Pensava nisso, em nossa condição falante, fora de quê, somos nada. Tinha ido ao Centur, no 19/11/09 - lançamento dos livros vencedores do Prêmio Dalcídio Jurandir-2008. Revirava os livros premiados, dei de súpeto com um poeta e tanto. Fiquei boba, não imaginava. O relógio varava a madrugada e eu esperta, atordoada com beleza de 'Quatro Gavetas', de Eleazar Venâncio Carrias, a quem só vi na premiação, magrinho, tímido, nascido à margem da Transamazônica, num longe tão longe e vago da Amazônia, que nem tem nome o lugar. Eleazar passou 20 anos em Breu Branco e hoje vive em Tucuruí. Seu livro tem timbre de qualidade: o prefácio 'Arquivo Poético', do prof. Benedito Nunes. Seus poemas são ímãs, magnetizações, nada de 'ramirrámi', nem chavão, verso gasto, bobagem, autoconsagração, factoide poético. Cada página, um achado, vida bebida, sentida, engolida, doce ou rascante, ruminação incomum de palavras, fina poesia, dor e afago, poesia dissolvida em letra que abala, alegra o leitor, poemas que recriam a língua e levam a pensar no ser que se é, carícia, brandura, raiva. Atordoa a concisão de Eleazar sugando a substância de ser em seu verbo concedido ao belo-simples-grato, sem tiques e vícios verbais.

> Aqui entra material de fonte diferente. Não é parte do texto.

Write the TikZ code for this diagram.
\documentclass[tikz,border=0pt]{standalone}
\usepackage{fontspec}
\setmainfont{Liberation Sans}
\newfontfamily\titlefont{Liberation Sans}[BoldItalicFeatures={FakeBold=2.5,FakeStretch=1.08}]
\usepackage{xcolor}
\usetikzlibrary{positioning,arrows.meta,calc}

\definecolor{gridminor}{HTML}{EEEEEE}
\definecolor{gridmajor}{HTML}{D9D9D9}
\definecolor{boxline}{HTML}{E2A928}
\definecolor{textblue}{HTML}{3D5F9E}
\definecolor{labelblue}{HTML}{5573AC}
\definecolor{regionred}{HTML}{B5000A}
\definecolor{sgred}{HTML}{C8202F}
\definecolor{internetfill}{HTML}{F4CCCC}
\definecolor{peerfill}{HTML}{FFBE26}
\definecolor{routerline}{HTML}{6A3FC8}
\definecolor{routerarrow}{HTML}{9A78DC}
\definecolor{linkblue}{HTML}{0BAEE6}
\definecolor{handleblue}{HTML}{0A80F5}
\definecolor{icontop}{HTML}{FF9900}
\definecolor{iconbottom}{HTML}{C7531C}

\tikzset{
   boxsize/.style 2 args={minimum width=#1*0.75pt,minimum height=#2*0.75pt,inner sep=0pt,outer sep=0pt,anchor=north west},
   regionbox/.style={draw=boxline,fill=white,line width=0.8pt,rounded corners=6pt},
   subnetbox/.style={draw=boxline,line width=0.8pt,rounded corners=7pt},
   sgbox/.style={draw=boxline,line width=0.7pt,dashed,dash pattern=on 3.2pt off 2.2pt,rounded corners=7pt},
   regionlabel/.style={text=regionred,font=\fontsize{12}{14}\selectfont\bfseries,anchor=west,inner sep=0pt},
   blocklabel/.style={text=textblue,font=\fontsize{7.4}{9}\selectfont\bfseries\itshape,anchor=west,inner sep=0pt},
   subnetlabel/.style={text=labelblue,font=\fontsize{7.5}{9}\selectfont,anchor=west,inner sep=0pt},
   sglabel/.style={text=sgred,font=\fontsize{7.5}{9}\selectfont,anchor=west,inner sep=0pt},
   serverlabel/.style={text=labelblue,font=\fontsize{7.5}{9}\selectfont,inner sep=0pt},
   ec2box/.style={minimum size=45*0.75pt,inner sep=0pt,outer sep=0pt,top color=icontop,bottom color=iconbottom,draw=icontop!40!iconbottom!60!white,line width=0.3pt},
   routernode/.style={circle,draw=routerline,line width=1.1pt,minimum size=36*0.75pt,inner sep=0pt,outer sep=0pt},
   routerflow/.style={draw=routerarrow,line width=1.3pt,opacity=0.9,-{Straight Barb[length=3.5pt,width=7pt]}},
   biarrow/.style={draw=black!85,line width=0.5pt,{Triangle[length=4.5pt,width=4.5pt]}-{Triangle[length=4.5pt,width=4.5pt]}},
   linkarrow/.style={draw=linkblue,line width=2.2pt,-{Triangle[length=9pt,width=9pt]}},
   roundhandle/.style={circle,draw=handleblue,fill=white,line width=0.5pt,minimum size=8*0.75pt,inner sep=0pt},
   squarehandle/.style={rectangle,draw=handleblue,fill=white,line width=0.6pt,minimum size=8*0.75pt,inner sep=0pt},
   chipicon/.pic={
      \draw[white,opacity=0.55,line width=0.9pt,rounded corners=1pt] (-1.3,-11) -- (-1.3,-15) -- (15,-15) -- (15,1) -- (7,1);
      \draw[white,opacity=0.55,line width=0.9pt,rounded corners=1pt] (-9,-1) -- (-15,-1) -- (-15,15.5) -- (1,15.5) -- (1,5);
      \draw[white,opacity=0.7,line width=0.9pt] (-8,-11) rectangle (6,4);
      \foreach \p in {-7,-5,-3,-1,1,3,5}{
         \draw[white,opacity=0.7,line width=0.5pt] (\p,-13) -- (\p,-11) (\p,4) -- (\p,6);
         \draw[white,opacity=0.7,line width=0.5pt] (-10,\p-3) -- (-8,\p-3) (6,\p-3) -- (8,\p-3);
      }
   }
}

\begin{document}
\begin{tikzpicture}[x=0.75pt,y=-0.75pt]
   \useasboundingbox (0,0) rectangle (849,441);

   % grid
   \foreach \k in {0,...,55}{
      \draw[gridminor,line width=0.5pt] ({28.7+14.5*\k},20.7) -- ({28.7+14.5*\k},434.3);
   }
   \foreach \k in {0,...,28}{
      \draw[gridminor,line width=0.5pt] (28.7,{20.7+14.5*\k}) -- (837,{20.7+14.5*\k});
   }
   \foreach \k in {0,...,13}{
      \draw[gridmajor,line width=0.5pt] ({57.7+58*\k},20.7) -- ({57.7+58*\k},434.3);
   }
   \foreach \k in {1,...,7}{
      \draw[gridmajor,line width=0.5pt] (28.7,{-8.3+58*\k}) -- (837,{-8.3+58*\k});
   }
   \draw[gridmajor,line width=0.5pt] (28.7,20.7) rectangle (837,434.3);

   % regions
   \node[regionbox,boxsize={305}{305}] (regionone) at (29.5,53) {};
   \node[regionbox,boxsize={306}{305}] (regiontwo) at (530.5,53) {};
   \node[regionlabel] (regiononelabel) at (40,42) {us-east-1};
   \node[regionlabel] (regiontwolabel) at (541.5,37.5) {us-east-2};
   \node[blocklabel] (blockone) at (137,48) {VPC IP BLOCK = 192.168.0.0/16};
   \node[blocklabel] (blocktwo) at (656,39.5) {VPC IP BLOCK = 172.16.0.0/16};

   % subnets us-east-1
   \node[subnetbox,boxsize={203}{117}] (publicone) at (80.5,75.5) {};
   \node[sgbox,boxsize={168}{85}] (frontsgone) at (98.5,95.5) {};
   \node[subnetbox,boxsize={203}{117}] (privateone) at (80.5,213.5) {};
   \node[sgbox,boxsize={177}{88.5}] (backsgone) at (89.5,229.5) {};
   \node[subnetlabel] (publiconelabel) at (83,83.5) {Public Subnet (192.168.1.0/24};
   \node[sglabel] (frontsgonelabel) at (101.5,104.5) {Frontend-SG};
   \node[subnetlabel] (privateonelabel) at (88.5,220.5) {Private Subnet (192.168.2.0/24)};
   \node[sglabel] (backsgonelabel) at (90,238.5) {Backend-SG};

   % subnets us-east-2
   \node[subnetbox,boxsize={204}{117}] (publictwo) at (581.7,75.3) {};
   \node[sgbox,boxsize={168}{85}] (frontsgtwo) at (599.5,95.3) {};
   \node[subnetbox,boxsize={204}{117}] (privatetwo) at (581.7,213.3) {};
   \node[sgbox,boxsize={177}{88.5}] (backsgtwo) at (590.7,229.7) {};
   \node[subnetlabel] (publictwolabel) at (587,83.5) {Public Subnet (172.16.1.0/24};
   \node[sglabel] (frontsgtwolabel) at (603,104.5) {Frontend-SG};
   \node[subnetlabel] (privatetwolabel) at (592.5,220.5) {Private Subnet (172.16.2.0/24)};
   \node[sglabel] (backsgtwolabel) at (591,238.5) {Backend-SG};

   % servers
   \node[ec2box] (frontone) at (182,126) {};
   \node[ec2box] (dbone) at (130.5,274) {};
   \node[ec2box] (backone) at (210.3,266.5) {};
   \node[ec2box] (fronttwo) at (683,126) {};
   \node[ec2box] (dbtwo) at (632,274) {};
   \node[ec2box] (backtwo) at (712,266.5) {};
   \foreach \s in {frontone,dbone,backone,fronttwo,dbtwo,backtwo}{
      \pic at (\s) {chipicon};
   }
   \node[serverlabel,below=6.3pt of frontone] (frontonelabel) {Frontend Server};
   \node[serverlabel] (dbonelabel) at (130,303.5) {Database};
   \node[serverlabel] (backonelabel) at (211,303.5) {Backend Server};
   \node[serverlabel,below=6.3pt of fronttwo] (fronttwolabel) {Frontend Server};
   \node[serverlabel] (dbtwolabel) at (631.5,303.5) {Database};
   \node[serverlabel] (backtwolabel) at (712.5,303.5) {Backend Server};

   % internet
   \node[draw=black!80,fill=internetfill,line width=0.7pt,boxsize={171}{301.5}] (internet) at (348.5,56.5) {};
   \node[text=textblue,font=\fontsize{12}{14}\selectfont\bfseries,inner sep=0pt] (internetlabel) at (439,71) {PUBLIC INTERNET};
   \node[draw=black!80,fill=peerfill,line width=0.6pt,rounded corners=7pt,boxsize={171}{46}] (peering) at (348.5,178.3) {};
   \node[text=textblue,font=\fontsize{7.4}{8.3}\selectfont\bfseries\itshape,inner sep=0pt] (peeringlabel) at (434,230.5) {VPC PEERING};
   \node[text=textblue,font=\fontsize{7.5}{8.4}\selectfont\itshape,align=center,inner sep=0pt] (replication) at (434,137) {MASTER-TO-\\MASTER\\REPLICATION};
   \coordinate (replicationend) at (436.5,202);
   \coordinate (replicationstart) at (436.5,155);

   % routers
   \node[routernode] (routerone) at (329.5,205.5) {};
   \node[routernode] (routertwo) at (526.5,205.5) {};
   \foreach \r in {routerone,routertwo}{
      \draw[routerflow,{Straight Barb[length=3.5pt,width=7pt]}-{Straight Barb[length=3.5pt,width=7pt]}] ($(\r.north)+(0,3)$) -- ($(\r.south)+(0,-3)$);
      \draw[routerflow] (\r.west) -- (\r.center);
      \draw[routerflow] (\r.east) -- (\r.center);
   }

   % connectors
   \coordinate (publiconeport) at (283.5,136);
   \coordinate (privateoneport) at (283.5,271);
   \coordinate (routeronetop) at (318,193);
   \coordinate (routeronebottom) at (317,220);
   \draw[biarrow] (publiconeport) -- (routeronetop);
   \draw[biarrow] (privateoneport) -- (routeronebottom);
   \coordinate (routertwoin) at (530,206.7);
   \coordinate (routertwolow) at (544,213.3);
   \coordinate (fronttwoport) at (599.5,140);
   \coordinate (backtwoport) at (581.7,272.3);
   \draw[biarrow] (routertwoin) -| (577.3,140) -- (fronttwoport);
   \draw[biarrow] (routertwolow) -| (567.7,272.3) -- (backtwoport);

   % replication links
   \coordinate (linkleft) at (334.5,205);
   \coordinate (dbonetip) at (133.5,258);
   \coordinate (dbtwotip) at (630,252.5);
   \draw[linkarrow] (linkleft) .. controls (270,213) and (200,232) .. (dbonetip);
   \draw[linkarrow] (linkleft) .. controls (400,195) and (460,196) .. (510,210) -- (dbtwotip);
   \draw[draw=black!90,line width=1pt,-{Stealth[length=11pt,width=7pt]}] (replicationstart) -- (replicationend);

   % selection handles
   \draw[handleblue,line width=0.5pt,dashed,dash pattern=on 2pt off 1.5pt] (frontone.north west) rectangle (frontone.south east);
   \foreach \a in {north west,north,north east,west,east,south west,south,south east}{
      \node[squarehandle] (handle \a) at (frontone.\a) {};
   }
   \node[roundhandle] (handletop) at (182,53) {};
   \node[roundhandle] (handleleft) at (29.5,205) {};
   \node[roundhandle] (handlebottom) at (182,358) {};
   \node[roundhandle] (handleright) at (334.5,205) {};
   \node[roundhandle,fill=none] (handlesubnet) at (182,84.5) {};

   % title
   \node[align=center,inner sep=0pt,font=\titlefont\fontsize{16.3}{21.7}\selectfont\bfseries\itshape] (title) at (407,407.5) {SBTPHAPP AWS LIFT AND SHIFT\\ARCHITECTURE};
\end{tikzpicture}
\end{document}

Navegava o sorriso dos versos e me finda esta página. Eleazar... não sei de seus matos nem como se forjou tecelão de poesia. Ótima poesia é aquela que a gente lê, relê e ela não se esgota. 'Quatro Gavetas', dentro de cada uma, sedas finíssimas, flores raras, lágrimas furtivas, perdas, achados, lavrados. Ótima poesia. Louvo o poeta transamazônico. Não sabia o poeta que é.

Fonte: Caderno Mulher, Jornal O Liberal, edição de 29/11/2009.

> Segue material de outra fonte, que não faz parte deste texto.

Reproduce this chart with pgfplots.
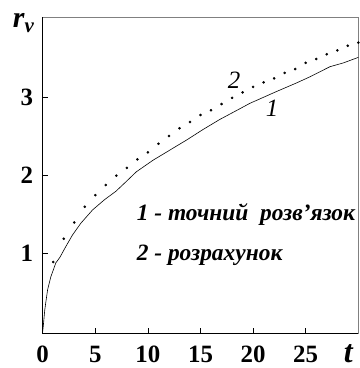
\documentclass[border=0pt]{standalone}
\usepackage{fontspec}
\setmainfont{Liberation Serif}
\usepackage{pgfplots}
\pgfplotsset{compat=1.18}

% exact solution (line 1)
\pgfplotstableread{
t r
0.00 0.00
0.05 0.06
0.20 0.28
0.46 0.53
0.77 0.70
1.25 0.88
1.63 0.95
2.20 1.09
2.84 1.24
3.63 1.39
4.74 1.56
5.86 1.69
6.96 1.80
7.90 1.92
8.90 2.05
10.5 2.20
12.1 2.33
13.7 2.46
15.2 2.59
16.8 2.72
18.6 2.85
19.7 2.93
22.2 3.08
24.1 3.19
25.4 3.27
27.3 3.40
28.6 3.45
30.0 3.52
}\exact

% computed values (points 2)
\pgfplotstableread{
t r
1 0.89
2 1.19
3 1.40
4 1.60
5 1.75
6 1.88
7 2.00
8 2.10
9 2.21
10 2.30
11 2.41
12 2.51
13 2.61
14 2.69
15 2.78
16 2.84
17 2.92
18 3.00
19 3.07
20 3.14
21 3.20
22 3.25
23 3.32
24 3.37
25 3.45
26 3.50
27 3.56
28 3.61
29 3.67
30 3.71
}\calc

\begin{document}
\begin{tikzpicture}
\path[use as bounding box] (-42.7bp,-34.7bp) rectangle (317.3bp,333.3bp);
\begin{axis}[
  at={(0,0)}, anchor=south west,
  scale only axis,
  width=315.6bp, height=316bp,
  xmin=0, xmax=30, ymin=-0.025, ymax=4.035,
  xtick={0,5,10,15,20,25}, ytick={1,2,3},
  xtick pos=bottom, ytick pos=left,
  tick align=inside,
  major tick length=5bp,
  tick style={black, line width=0.8pt},
  axis line style={gray, line width=0.6pt},
  xticklabel style={font=\bfseries\fontsize{25}{25}\selectfont, anchor=north, yshift=-9bp},
  yticklabel style={font=\bfseries\fontsize{25}{25}\selectfont, anchor=east, xshift=-6bp},
  clip=false,
  /pgf/number format/assume math mode=true,
]
\addplot[black, line width=0.6pt] table[x=t, y=r] {\exact};
\addplot[only marks, mark=*, mark size=1.1pt, black] table[x=t, y=r] {\calc};

\draw[black, line width=1.2pt] (rel axis cs:0,1) -- (rel axis cs:0,0) -- (rel axis cs:1,0);

\node[anchor=center, font=\itshape\fontsize{25}{25}\selectfont] at (axis cs:18.19,3.23) {2};
\node[anchor=center, font=\itshape\fontsize{25}{25}\selectfont] at (axis cs:21.8,2.87) {1};

\node[anchor=base west, inner sep=0pt, font=\bfseries\itshape\fontsize{23.5}{23.5}\selectfont] at (axis cs:8.93,1.418) {1 - точний\ \ розв'язок};
\node[anchor=base west, inner sep=0pt, font=\bfseries\itshape\fontsize{23.5}{23.5}\selectfont] at (axis cs:8.93,0.916) {2 - розрахунок};

\node[anchor=base west, inner sep=0pt, font=\bfseries\itshape\fontsize{30}{30}\selectfont] at (rel axis cs:0,1) [xshift=-30bp, yshift=-10bp] {r\raisebox{-5bp}{\fontsize{21}{21}\selectfont v}};
\node[anchor=base west, inner sep=0pt, font=\bfseries\itshape\fontsize{32}{32}\selectfont] at (rel axis cs:0,0) [xshift=301bp, yshift=-29bp] {t};
\end{axis}
\end{tikzpicture}
\end{document}
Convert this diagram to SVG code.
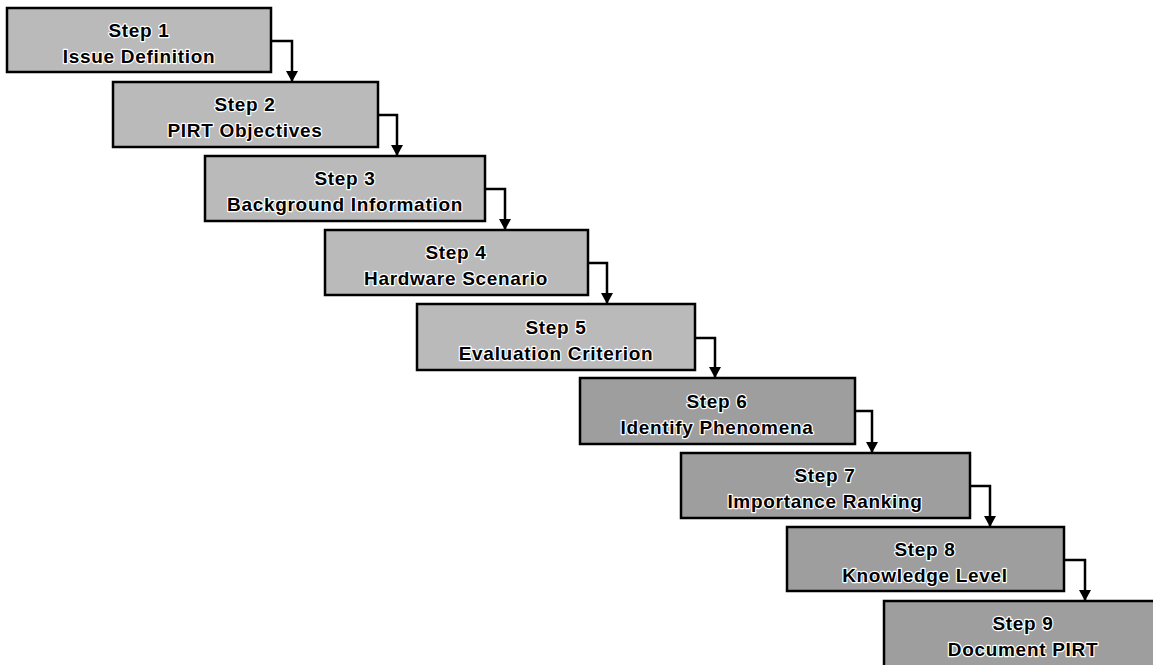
<svg xmlns="http://www.w3.org/2000/svg" width="1153" height="665" viewBox="0 0 1153 665">
<defs>
<style>
.box{stroke:#000;stroke-width:2.5}
.lt{fill:#bababa}
.dk{fill:#9e9e9e}
.t{font-family:"Liberation Sans",Arial,sans-serif;font-weight:bold;font-size:19px;letter-spacing:0.7px;text-anchor:middle;fill:#000;stroke:#fff;stroke-width:2.4px;paint-order:stroke;stroke-linejoin:round}
.c{fill:none;stroke:#000;stroke-width:2.5}
</style>
<marker id="ah" markerWidth="12" markerHeight="12" refX="10" refY="6" orient="auto" markerUnits="userSpaceOnUse">
<path d="M0,0 L11,6 L0,12 Z" fill="#000"/>
</marker>
</defs>
<rect width="1153" height="665" fill="#fff"/>
<g id="connectors">
<path class="c" d="M271,41 H292 V81" marker-end="url(#ah)"/>
<path class="c" d="M378,115 H397 V155" marker-end="url(#ah)"/>
<path class="c" d="M485,189 H505 V229" marker-end="url(#ah)"/>
<path class="c" d="M588,263 H607 V303" marker-end="url(#ah)"/>
<path class="c" d="M695,338 H715 V377" marker-end="url(#ah)"/>
<path class="c" d="M855,411 H872 V452" marker-end="url(#ah)"/>
<path class="c" d="M970,486 H990 V526" marker-end="url(#ah)"/>
<path class="c" d="M1064,560 H1085 V600" marker-end="url(#ah)"/>
</g>
<g id="step1"><rect class="box lt" x="7" y="8" width="264" height="64"/><text class="t" x="139" y="37">Step 1</text><text class="t" x="139" y="63">Issue Definition</text></g>
<g id="step2"><rect class="box lt" x="113" y="82" width="265" height="65"/><text class="t" x="245" y="111">Step 2</text><text class="t" x="245" y="137">PIRT Objectives</text></g>
<g id="step3"><rect class="box lt" x="205" y="156" width="280" height="65"/><text class="t" x="345" y="185">Step 3</text><text class="t" x="345" y="211">Background Information</text></g>
<g id="step4"><rect class="box lt" x="325" y="230" width="263" height="65"/><text class="t" x="456" y="259">Step 4</text><text class="t" x="456" y="285">Hardware Scenario</text></g>
<g id="step5"><rect class="box lt" x="417" y="304" width="278" height="66"/><text class="t" x="556" y="334">Step 5</text><text class="t" x="556" y="360">Evaluation Criterion</text></g>
<g id="step6"><rect class="box dk" x="580" y="378" width="275" height="66"/><text class="t" x="717" y="408">Step 6</text><text class="t" x="717" y="434">Identify Phenomena</text></g>
<g id="step7"><rect class="box dk" x="681" y="453" width="289" height="65"/><text class="t" x="825" y="482">Step 7</text><text class="t" x="825" y="508">Importance Ranking</text></g>
<g id="step8"><rect class="box dk" x="787" y="527" width="277" height="64"/><text class="t" x="925" y="556">Step 8</text><text class="t" x="925" y="582">Knowledge Level</text></g>
<g id="step9"><rect class="box dk" x="884" y="601" width="278" height="66"/><text class="t" x="1023" y="630">Step 9</text><text class="t" x="1023" y="656">Document PIRT</text></g>
</svg>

terça-feira, 10 de agosto de 2010

Arquivo poético - prefácio do livro Quatro Gavetas

por Benedito Nunes


Descobre a poesia aquele que a descobre no exercício da linguagem comum, como o faz Eleazar Venancio Carrias neste Quatro Gavetas: as interrogações, os contrastes, as contradições que a existência humana pronuncia.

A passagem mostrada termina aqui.